Raw data:
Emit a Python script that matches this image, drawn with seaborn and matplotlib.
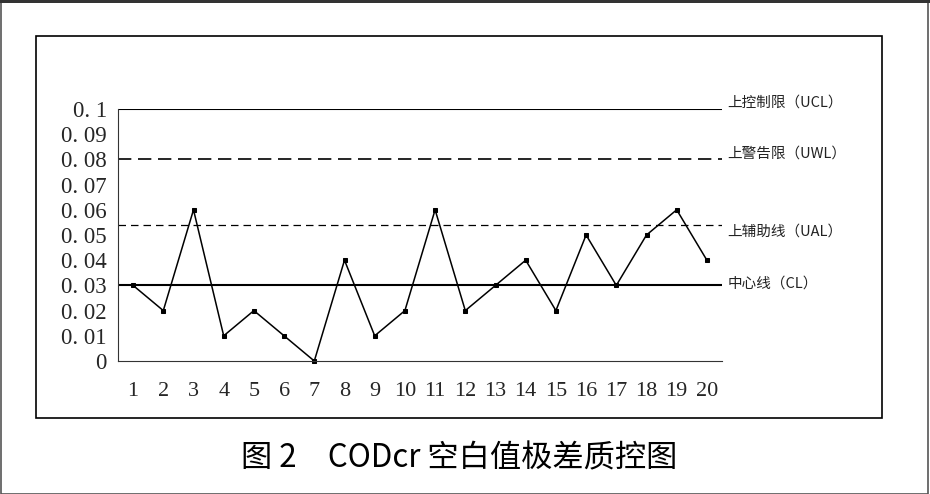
import numpy as np
import pandas as pd
import matplotlib
matplotlib.use('Agg')
import matplotlib.pyplot as plt
from matplotlib.patches import Rectangle
import seaborn as sns

# --- 数据 ---
samples = list(range(1, 21))
ranges = [0.03, 0.02, 0.06, 0.01, 0.02, 0.01, 0.00, 0.04, 0.01, 0.02,
          0.06, 0.02, 0.03, 0.04, 0.02, 0.05, 0.03, 0.05, 0.06, 0.04]
ucl, uwl, ual, cl = 0.1, 0.08, 0.054, 0.03
limit_names = ['上控制限（UCL）', '上警告限（UWL）', '上辅助线（UAL）', '中心线（CL）']
limit_values = [ucl, uwl, ual, cl]
y_ticks = [0, 0.01, 0.02, 0.03, 0.04, 0.05, 0.06, 0.07, 0.08, 0.09, 0.1]
y_tick_labels = ['0', '0. 01', '0. 02', '0. 03', '0. 04', '0. 05', '0. 06',
                 '0. 07', '0. 08', '0. 09', '0. 1']
title = '图 2　CODcr 空白值极差质控图'

df = pd.DataFrame({'样品': samples, '极差': ranges})

sns.set_style('white')
plt.rcParams['font.family'] = ['Noto Sans CJK SC', 'DejaVu Sans']

fig = plt.figure(figsize=(9.3, 4.94), dpi=100)

# 外框和图框
fig.patches.append(Rectangle((0.001, 0.001), 0.997, 0.994, transform=fig.transFigure,
                             fill=False, edgecolor='#555555', linewidth=1.2))
fig.patches.append(Rectangle((0, 0.994), 1, 0.006, transform=fig.transFigure,
                             color='#333333', linewidth=0))
fig.patches.append(Rectangle((36 / 930, 1 - 418 / 494), 846 / 930, 382 / 494,
                             transform=fig.transFigure, fill=False,
                             edgecolor='black', linewidth=1.2))

ax = fig.add_axes([118 / 930, 1 - 361 / 494, 604 / 930, 252 / 494])
ax.set_facecolor('none')

# 控制线
ax.axhline(ucl, color='black', linewidth=1.5)
ax.axhline(uwl, color='black', linewidth=1.2, linestyle=(0, (8, 4)))
ax.axhline(ual, color='black', linewidth=0.9, linestyle=(0, (6, 4)))
ax.axhline(cl, color='black', linewidth=1.5)

sns.lineplot(data=df, x='样品', y='极差', ax=ax, color='black', linewidth=1.1,
             marker='s', markersize=3, markeredgecolor='black', clip_on=False)

ax.set_xlim(0.5, 20.5)
ax.set_ylim(0, 0.1)
ax.set_xlabel('')
ax.set_ylabel('')

for s in ['top', 'right']:
    ax.spines[s].set_visible(False)
for s in ['left', 'bottom']:
    ax.spines[s].set_linewidth(0.8)
    ax.spines[s].set_color('#333333')

ax.set_xticks(samples)
ax.set_xticklabels([str(s) for s in samples], family='Liberation Serif', fontsize=16)
ax.set_xticks(np.arange(1.5, 20.5, 1), minor=True)
ax.tick_params(axis='x', which='major', length=0, pad=15)
ax.tick_params(axis='x', which='minor', direction='in', length=5, width=0.8, color='#333333')

ax.set_yticks(y_ticks)
ax.set_yticklabels(y_tick_labels, family='Liberation Serif', fontsize=16.5)
ax.tick_params(axis='y', direction='in', length=5, width=0.8, pad=8, color='#333333')

label_y = {ucl: 0.1025, uwl: 0.0822, ual: 0.0514, cl: 0.0306}
for name, v in zip(limit_names, limit_values):
    ax.text(20.67, label_y[v], name, fontsize=10.5, va='center', ha='left',
            color='#222222', clip_on=False)

fig.text(0.494, 1 - 458 / 494, title, fontsize=22.5, ha='center', va='center',
         color='black', fontweight='medium')

fig.savefig('out.png', dpi=100)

What is expected:
Restate only the lines running from the start of the material above through the line containing "import seaborn as sns", ends included. No pictures.

Exercise solution:
Emit a Python script that matches this image, drawn with seaborn and matplotlib.
import numpy as np
import pandas as pd
import matplotlib
matplotlib.use('Agg')
import matplotlib.pyplot as plt
from matplotlib.patches import Rectangle
import seaborn as sns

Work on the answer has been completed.